> [Task directions]
From the listing that follows, reproduce only the lines from the one holding "Generate a web" through the one holding "var vermelho = '#f05f5f';", both included, with no pictures.

________

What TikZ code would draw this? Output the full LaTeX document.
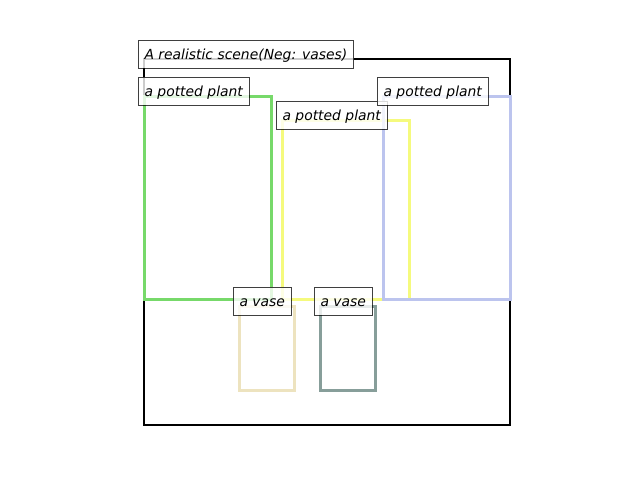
\documentclass[tikz,border=0pt]{standalone}
\usepackage{fontspec}
\setmainfont{DejaVu Sans}
\begin{document}
\begin{tikzpicture}[x=1pt,y=-1pt,
  boxline/.style={line width=3pt},
  lbl/.style={anchor=base west, xshift=-6.5pt, draw=black, draw opacity=0.75, fill=white, fill opacity=0.8, text opacity=1,
    line width=1pt, inner xsep=6.5pt, inner ysep=4pt, text height=15pt, text depth=5pt,
    font=\fontsize{13.9}{16}\selectfont\itshape}]
\useasboundingbox (0,0) rectangle (640,480);
\definecolor{cgreen}{HTML}{77D96A}
\definecolor{cyellow}{HTML}{F5FA7D}
\definecolor{cblue}{HTML}{BCC4EE}
\definecolor{cbeige}{HTML}{EDE3BF}
\definecolor{cgray}{HTML}{879E9A}
% scene frame
\draw[line width=2.6pt, black] (144,59) rectangle (510,425);
% potted plants
\draw[boxline, cgreen] (144,96) rectangle (271,299);
\draw[boxline, cyellow] (282,120) rectangle (409,299);
\draw[boxline, cblue] (383,96) rectangle (510,299);
% vases
\draw[boxline, cbeige] (239,306) rectangle (294,390);
\draw[boxline, cgray] (320,306) rectangle (375,390);
% labels
\node[lbl] (title) at (144,59) {A realistic scene(Neg: vases)};
\node[lbl] (p1) at (144,96) {a potted plant};
\node[lbl] (p2) at (282,120) {a potted plant};
\node[lbl] (p3) at (383,96) {a potted plant};
\node[lbl] (v1) at (239,306) {a vase};
\node[lbl] (v2) at (320,306) {a vase};
\end{tikzpicture}
\end{document}
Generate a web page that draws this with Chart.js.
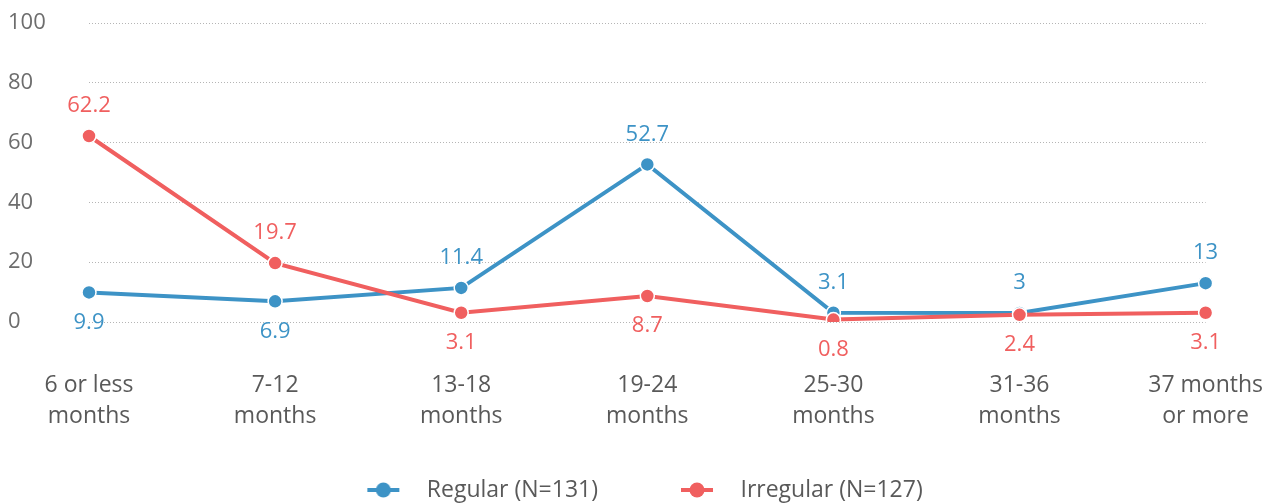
<!DOCTYPE html>
<html>
<head>
<meta charset="utf-8">
<script src="https://cdn.jsdelivr.net/npm/chart.js@4.4.0/dist/chart.umd.min.js"></script>
<style>
  html, body { margin: 0; padding: 0; background: #fff; }
</style>
</head>
<body>
<canvas id="myChart" width="1263" height="504"></canvas>
<script>
// dados do gráfico
var categorias = [
  ['6 or less', 'months'],
  ['7-12', 'months'],
  ['13-18', 'months'],
  ['19-24', 'months'],
  ['25-30', 'months'],
  ['31-36', 'months'],
  ['37 months', 'or more']
];
var regular = [9.9, 6.9, 11.4, 52.7, 3.1, 3, 13];
var irregular = [62.2, 19.7, 3.1, 8.7, 0.8, 2.4, 3.1];
var nomeRegular = 'Regular (N=131)';
var nomeIrregular = 'Irregular (N=127)';

// onde fica o rótulo de cada ponto
var ladoRegular = ['below', 'below', 'above', 'above', 'above', 'above', 'above'];
var ladoIrregular = ['above', 'above', 'below', 'below', 'below', 'below', 'below'];

var azul = '#3d93c6';
var vermelho = '#f05f5f';

Chart.defaults.font.family = "'Open Sans', sans-serif";

// ícone da legenda: traço - bolinha - traço (com margem à esquerda para afastar os itens)
var margemIcone = 76;
function iconeLegenda(cor) {
  var c = document.createElement('canvas');
  c.width = margemIcone + 48;
  c.height = 20;
  var ctx = c.getContext('2d');
  var x0 = margemIcone;
  ctx.strokeStyle = cor;
  ctx.lineWidth = 4;
  ctx.beginPath();
  ctx.moveTo(x0, 10); ctx.lineTo(x0 + 9, 10);
  ctx.moveTo(x0 + 23, 10); ctx.lineTo(x0 + 32, 10);
  ctx.stroke();
  ctx.fillStyle = cor;
  ctx.beginPath();
  ctx.arc(x0 + 16, 10, 7.5, 0, Math.PI * 2);
  ctx.fill();
  return c;
}
var icones = [iconeLegenda(azul), iconeLegenda(vermelho)];

// plugin simples para escrever os valores junto dos pontos
var rotulos = {
  id: 'rotulos',
  afterDatasetsDraw: function (chart) {
    var ctx = chart.ctx;
    ctx.save();
    ctx.font = "22px 'Open Sans', sans-serif";
    ctx.textAlign = 'center';
    ctx.textBaseline = 'middle';
    chart.data.datasets.forEach(function (ds, i) {
      var meta = chart.getDatasetMeta(i);
      meta.data.forEach(function (pt, j) {
        var dy = ds.lados[j] === 'above' ? -30 : 30;
        ctx.fillStyle = ds.borderColor;
        ctx.fillText(String(ds.data[j]), pt.x, pt.y + dy);
      });
    });
    ctx.restore();
  }
};

var config = {
  type: 'line',
  data: {
    labels: categorias,
    datasets: [{
      label: nomeRegular,
      data: regular,
      lados: ladoRegular,
      borderColor: azul,
      backgroundColor: azul,
      borderWidth: 4,
      pointRadius: 7,
      pointBorderColor: '#fff',
      pointBorderWidth: 1.5,
      pointBackgroundColor: azul,
      tension: 0,
      order: 1
    }, {
      label: nomeIrregular,
      data: irregular,
      lados: ladoIrregular,
      borderColor: vermelho,
      backgroundColor: vermelho,
      borderWidth: 4,
      pointRadius: 7,
      pointBorderColor: '#fff',
      pointBorderWidth: 1.5,
      pointBackgroundColor: vermelho,
      tension: 0,
      order: 0
    }]
  },
  options: {
    responsive: false,
    animation: false,
    layout: { padding: { left: 8, right: 57, top: 23, bottom: -7.5 } },
    plugins: {
      tooltip: { enabled: false },
      legend: {
        position: 'bottom',
        labels: {
          usePointStyle: true,
          pointStyleWidth: margemIcone + 48,
          padding: 7,
          color: '#595959',
          font: { size: 23 },
          sort: function (a, b) { return a.datasetIndex - b.datasetIndex; },
          generateLabels: function (chart) {
            var itens = Chart.defaults.plugins.legend.labels.generateLabels(chart);
            itens.forEach(function (it) { it.pointStyle = icones[it.datasetIndex]; });
            return itens;
          }
        }
      }
    },
    scales: {
      x: {
        offset: false,
        // marcas invisíveis só para empurrar os rótulos para baixo
        grid: { display: true, drawOnChartArea: false, drawTicks: true, tickLength: 48, color: 'rgba(0,0,0,0)' },
        border: { display: false },
        ticks: {
          color: '#595959',
          font: { size: 23, lineHeight: 1.35 },
          padding: 0,
          maxRotation: 0,
          autoSkip: false
        },
        afterFit: function (scale) { scale.height = 149.5; }
      },
      y: {
        min: 0,
        max: 100,
        grid: { color: '#b5b5b5', lineWidth: 1, drawTicks: false },
        border: { display: false, dash: [1, 2] },
        ticks: {
          stepSize: 20,
          color: '#6d6d6d',
          crossAlign: 'far',
          font: { size: 22 }
        },
        afterFit: function (scale) { scale.width = 81; }
      }
    }
  },
  plugins: [rotulos]
};

var myChart = new Chart(document.getElementById('myChart').getContext('2d'), config);
</script>
</body>
</html>
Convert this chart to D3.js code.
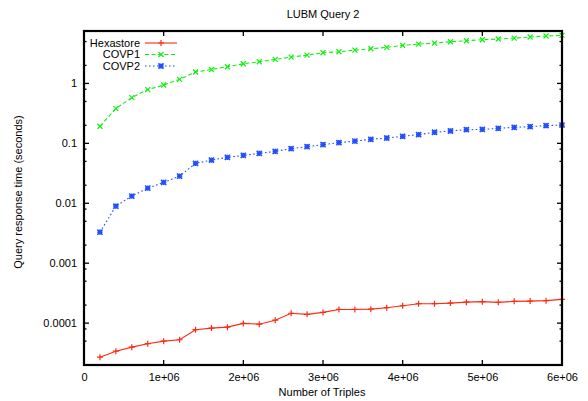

________

> [Result for this task]
Generate a web page that draws this with Chart.js.
<!DOCTYPE html>
<html>
<head>
<meta charset="utf-8">
<script src="https://cdn.jsdelivr.net/npm/chart.js@4.4.0/dist/chart.umd.min.js"></script>
<style>
  html, body { margin: 0; padding: 0; background: #fff; }
</style>
</head>
<body>
<canvas id="myChart" width="1263" height="504"></canvas>
<script>
// dados do gráfico
var categorias = [
  ['6 or less', 'months'],
  ['7-12', 'months'],
  ['13-18', 'months'],
  ['19-24', 'months'],
  ['25-30', 'months'],
  ['31-36', 'months'],
  ['37 months', 'or more']
];
var regular = [9.9, 6.9, 11.4, 52.7, 3.1, 3, 13];
var irregular = [62.2, 19.7, 3.1, 8.7, 0.8, 2.4, 3.1];
var nomeRegular = 'Regular (N=131)';
var nomeIrregular = 'Irregular (N=127)';

// onde fica o rótulo de cada ponto
var ladoRegular = ['below', 'below', 'above', 'above', 'above', 'above', 'above'];
var ladoIrregular = ['above', 'above', 'below', 'below', 'below', 'below', 'below'];

var azul = '#3d93c6';
var vermelho = '#f05f5f';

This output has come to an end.